**Task requirements**. Extract every line below that contains the word "this".

━━━ Given data

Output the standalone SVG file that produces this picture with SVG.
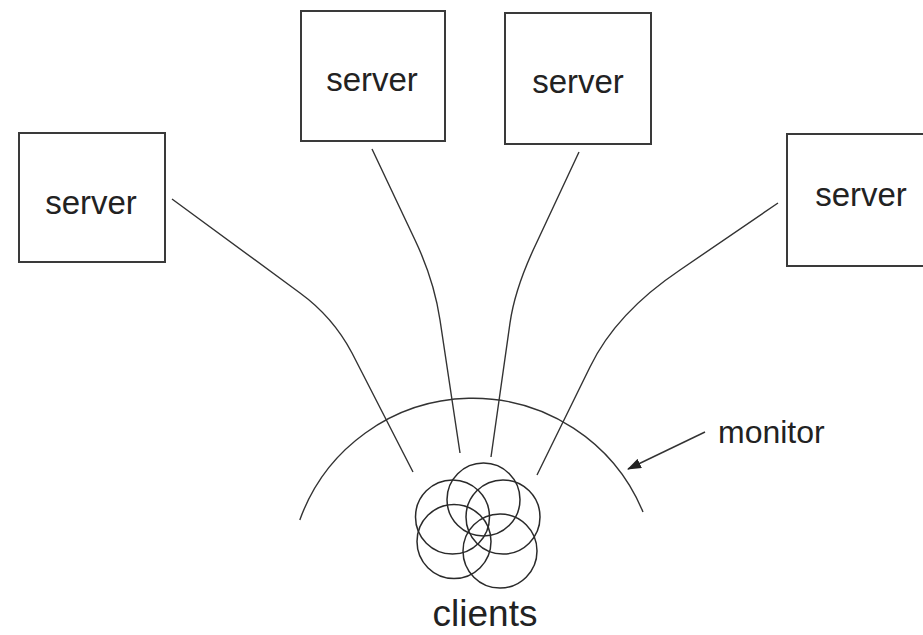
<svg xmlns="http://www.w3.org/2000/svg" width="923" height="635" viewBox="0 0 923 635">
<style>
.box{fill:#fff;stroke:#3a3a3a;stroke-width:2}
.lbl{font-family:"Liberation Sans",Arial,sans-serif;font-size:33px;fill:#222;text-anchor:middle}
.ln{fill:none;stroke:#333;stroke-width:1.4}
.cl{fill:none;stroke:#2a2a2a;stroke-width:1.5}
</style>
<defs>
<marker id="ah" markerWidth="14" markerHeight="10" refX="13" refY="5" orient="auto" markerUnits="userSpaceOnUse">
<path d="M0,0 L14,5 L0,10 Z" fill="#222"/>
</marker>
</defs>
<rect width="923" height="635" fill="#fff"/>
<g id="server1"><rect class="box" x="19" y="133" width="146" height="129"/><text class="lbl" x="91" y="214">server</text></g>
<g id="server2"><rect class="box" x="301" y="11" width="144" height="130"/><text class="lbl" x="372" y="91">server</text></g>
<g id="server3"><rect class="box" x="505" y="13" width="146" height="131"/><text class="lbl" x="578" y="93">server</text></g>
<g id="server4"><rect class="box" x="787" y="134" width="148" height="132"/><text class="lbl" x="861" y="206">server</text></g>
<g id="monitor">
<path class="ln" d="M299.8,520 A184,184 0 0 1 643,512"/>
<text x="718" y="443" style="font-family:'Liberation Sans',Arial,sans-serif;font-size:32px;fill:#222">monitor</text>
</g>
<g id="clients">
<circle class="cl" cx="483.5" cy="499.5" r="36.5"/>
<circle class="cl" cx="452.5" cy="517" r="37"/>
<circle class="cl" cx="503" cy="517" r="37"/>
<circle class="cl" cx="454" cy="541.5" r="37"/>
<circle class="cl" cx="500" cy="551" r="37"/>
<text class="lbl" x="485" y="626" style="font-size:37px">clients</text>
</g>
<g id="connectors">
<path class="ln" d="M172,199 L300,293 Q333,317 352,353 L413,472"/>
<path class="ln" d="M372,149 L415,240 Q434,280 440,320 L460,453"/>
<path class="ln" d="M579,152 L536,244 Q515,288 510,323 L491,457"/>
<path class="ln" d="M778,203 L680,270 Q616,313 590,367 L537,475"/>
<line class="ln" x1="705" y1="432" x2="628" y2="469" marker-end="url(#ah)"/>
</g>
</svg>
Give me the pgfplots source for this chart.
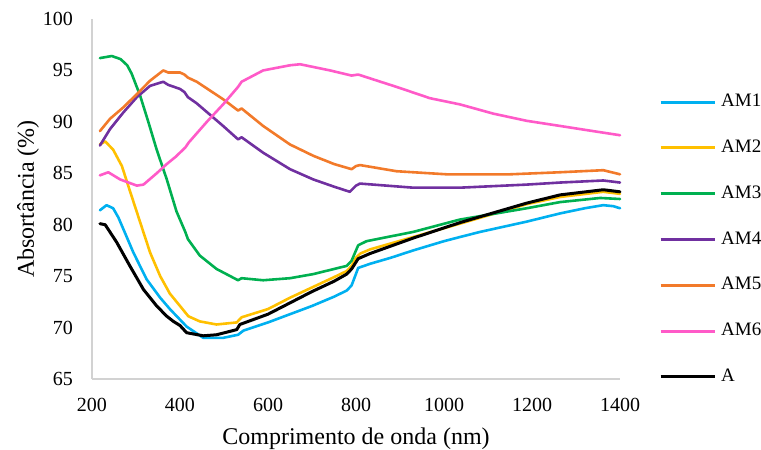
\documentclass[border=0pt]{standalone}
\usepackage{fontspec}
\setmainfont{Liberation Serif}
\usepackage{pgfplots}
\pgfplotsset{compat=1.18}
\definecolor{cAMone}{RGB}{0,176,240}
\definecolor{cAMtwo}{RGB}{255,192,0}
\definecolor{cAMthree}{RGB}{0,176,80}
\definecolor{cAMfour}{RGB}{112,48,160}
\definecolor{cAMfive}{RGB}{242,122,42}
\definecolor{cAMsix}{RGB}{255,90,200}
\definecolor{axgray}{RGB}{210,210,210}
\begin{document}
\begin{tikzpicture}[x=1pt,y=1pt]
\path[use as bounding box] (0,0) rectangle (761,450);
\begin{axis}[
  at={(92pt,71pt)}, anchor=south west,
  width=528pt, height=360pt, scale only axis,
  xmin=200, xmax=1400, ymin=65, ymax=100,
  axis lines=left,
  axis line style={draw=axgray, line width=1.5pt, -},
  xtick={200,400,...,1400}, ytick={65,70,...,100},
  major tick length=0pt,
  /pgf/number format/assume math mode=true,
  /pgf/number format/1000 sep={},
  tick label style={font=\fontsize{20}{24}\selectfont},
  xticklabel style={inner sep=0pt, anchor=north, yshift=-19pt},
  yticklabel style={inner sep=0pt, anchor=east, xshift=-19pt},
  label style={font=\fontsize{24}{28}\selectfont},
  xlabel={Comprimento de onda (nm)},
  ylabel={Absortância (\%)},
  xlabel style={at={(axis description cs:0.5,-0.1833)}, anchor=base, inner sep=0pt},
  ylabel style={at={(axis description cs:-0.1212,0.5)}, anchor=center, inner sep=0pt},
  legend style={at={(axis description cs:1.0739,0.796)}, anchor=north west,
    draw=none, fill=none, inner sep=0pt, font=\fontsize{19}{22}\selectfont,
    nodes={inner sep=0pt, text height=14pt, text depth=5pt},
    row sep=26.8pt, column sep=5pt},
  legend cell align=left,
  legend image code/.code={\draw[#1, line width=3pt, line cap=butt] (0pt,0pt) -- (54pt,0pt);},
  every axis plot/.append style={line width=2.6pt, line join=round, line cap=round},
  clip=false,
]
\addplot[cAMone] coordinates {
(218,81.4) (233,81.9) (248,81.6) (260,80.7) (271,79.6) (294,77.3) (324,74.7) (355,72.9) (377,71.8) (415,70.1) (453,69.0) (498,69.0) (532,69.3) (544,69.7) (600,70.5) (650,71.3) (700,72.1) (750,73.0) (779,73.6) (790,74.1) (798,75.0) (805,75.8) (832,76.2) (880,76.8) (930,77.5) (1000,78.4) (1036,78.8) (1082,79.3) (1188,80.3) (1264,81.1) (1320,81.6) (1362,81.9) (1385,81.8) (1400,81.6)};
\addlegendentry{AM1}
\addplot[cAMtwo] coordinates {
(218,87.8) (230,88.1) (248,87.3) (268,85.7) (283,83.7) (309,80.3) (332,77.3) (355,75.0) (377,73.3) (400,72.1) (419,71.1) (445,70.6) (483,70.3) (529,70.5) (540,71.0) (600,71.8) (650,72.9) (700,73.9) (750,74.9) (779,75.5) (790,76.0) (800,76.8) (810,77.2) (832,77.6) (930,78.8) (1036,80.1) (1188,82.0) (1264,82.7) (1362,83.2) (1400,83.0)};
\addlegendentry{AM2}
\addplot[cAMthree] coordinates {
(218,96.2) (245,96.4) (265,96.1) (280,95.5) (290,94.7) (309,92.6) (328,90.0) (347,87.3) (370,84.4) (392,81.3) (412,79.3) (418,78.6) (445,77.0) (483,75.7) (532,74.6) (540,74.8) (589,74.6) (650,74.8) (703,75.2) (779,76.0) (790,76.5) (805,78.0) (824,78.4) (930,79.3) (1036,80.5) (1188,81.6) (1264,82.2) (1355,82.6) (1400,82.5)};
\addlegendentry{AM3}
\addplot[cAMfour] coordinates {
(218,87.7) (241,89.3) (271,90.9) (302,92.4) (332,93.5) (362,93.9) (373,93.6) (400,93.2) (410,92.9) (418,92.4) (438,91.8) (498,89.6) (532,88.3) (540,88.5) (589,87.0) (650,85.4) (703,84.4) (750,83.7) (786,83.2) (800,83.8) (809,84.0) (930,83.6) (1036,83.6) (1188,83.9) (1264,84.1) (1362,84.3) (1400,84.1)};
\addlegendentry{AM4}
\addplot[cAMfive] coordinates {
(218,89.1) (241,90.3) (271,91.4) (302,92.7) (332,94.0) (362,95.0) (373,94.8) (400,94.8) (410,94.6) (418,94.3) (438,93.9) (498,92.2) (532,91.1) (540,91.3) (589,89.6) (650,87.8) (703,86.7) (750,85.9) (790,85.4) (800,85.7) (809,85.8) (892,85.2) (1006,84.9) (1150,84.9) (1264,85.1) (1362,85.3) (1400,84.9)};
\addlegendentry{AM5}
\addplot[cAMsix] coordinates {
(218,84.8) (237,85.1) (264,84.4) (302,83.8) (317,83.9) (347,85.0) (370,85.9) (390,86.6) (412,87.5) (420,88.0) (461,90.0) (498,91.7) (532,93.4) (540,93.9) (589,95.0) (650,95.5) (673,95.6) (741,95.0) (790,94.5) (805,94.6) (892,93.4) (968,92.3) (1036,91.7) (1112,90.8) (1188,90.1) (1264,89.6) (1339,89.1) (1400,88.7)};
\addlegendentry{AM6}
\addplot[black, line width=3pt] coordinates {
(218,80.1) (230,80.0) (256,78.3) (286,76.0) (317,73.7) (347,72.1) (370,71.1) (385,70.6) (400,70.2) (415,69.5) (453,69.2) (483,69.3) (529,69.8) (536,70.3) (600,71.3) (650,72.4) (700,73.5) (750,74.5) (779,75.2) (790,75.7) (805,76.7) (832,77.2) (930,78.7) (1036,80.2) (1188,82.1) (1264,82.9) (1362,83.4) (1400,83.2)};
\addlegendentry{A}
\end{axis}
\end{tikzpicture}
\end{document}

━━━━━━

**Task answer**.
Output the standalone SVG file that produces this picture with SVG.
Give me the pgfplots source for this chart.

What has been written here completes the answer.